▶ [SET PROBLEM]: Render the material again word for word, skipping the pictures in it.

▶ [COLLECTED DATA]:
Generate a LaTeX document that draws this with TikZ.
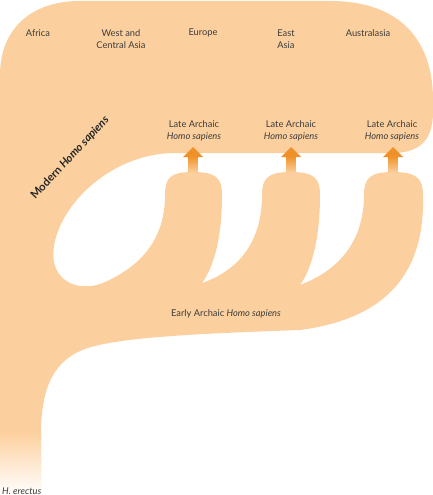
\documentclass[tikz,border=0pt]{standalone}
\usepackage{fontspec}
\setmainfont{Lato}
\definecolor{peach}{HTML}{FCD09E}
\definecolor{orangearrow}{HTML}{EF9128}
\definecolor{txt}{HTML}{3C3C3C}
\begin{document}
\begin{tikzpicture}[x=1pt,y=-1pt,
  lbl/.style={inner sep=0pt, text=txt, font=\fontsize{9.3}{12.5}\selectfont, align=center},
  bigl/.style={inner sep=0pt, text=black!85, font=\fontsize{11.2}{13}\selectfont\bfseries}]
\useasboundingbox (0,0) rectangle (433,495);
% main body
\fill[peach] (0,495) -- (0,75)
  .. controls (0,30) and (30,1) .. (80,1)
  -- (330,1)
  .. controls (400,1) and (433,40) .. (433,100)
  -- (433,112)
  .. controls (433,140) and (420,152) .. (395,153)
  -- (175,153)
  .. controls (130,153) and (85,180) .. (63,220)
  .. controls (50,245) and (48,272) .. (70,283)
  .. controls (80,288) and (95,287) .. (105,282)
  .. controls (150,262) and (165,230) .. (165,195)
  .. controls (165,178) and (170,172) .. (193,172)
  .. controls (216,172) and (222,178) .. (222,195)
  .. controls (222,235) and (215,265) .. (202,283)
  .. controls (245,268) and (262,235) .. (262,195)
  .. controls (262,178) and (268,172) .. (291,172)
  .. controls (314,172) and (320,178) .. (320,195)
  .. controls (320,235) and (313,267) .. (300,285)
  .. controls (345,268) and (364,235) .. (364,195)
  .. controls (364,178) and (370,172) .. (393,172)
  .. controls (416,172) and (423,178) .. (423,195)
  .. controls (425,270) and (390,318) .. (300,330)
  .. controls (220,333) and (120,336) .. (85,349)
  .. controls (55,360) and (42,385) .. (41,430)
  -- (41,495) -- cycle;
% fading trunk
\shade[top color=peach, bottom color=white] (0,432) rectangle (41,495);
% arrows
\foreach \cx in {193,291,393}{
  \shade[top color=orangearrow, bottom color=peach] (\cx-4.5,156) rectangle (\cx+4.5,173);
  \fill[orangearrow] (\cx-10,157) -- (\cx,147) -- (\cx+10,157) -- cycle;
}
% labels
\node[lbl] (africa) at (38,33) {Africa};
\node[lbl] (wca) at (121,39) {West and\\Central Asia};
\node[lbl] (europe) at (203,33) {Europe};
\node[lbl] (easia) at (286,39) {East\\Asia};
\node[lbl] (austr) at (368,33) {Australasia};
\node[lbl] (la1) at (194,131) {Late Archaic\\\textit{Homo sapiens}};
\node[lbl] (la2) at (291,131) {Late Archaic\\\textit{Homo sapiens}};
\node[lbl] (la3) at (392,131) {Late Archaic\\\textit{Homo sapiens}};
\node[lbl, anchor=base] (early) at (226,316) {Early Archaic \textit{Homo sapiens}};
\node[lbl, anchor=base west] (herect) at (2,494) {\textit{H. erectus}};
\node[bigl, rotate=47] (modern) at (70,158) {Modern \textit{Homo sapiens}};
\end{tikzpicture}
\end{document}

▶ [SOLUTION]:
Generate a LaTeX document that draws this with TikZ.
\documentclass[tikz,border=0pt]{standalone}
\usepackage{fontspec}
\setmainfont{Lato}
\definecolor{peach}{HTML}{FCD09E}
\definecolor{orangearrow}{HTML}{EF9128}
\definecolor{txt}{HTML}{3C3C3C}
\begin{document}
\begin{tikzpicture}[x=1pt,y=-1pt,
  lbl/.style={inner sep=0pt, text=txt, font=\fontsize{9.3}{12.5}\selectfont, align=center},
  bigl/.style={inner sep=0pt, text=black!85, font=\fontsize{11.2}{13}\selectfont\bfseries}]
\useasboundingbox (0,0) rectangle (433,495);
% main body
\fill[peach] (0,495) -- (0,75)
  .. controls (0,30) and (30,1) .. (80,1)
  -- (330,1)
  .. controls (400,1) and (433,40) .. (433,100)
  -- (433,112)
  .. controls (433,140) and (420,152) .. (395,153)
  -- (175,153)
  .. controls (130,153) and (85,180) .. (63,220)
  .. controls (50,245) and (48,272) .. (70,283)
  .. controls (80,288) and (95,287) .. (105,282)
  .. controls (150,262) and (165,230) .. (165,195)
  .. controls (165,178) and (170,172) .. (193,172)
  .. controls (216,172) and (222,178) .. (222,195)
  .. controls (222,235) and (215,265) .. (202,283)
  .. controls (245,268) and (262,235) .. (262,195)
  .. controls (262,178) and (268,172) .. (291,172)
  .. controls (314,172) and (320,178) .. (320,195)
  .. controls (320,235) and (313,267) .. (300,285)
  .. controls (345,268) and (364,235) .. (364,195)
  .. controls (364,178) and (370,172) .. (393,172)
  .. controls (416,172) and (423,178) .. (423,195)
  .. controls (425,270) and (390,318) .. (300,330)
  .. controls (220,333) and (120,336) .. (85,349)
  .. controls (55,360) and (42,385) .. (41,430)
  -- (41,495) -- cycle;
% fading trunk
\shade[top color=peach, bottom color=white] (0,432) rectangle (41,495);
% arrows
\foreach \cx in {193,291,393}{
  \shade[top color=orangearrow, bottom color=peach] (\cx-4.5,156) rectangle (\cx+4.5,173);
  \fill[orangearrow] (\cx-10,157) -- (\cx,147) -- (\cx+10,157) -- cycle;
}
% labels
\node[lbl] (africa) at (38,33) {Africa};
\node[lbl] (wca) at (121,39) {West and\\Central Asia};
\node[lbl] (europe) at (203,33) {Europe};
\node[lbl] (easia) at (286,39) {East\\Asia};
\node[lbl] (austr) at (368,33) {Australasia};
\node[lbl] (la1) at (194,131) {Late Archaic\\\textit{Homo sapiens}};
\node[lbl] (la2) at (291,131) {Late Archaic\\\textit{Homo sapiens}};
\node[lbl] (la3) at (392,131) {Late Archaic\\\textit{Homo sapiens}};
\node[lbl, anchor=base] (early) at (226,316) {Early Archaic \textit{Homo sapiens}};
\node[lbl, anchor=base west] (herect) at (2,494) {\textit{H. erectus}};
\node[bigl, rotate=47] (modern) at (70,158) {Modern \textit{Homo sapiens}};
\end{tikzpicture}
\end{document}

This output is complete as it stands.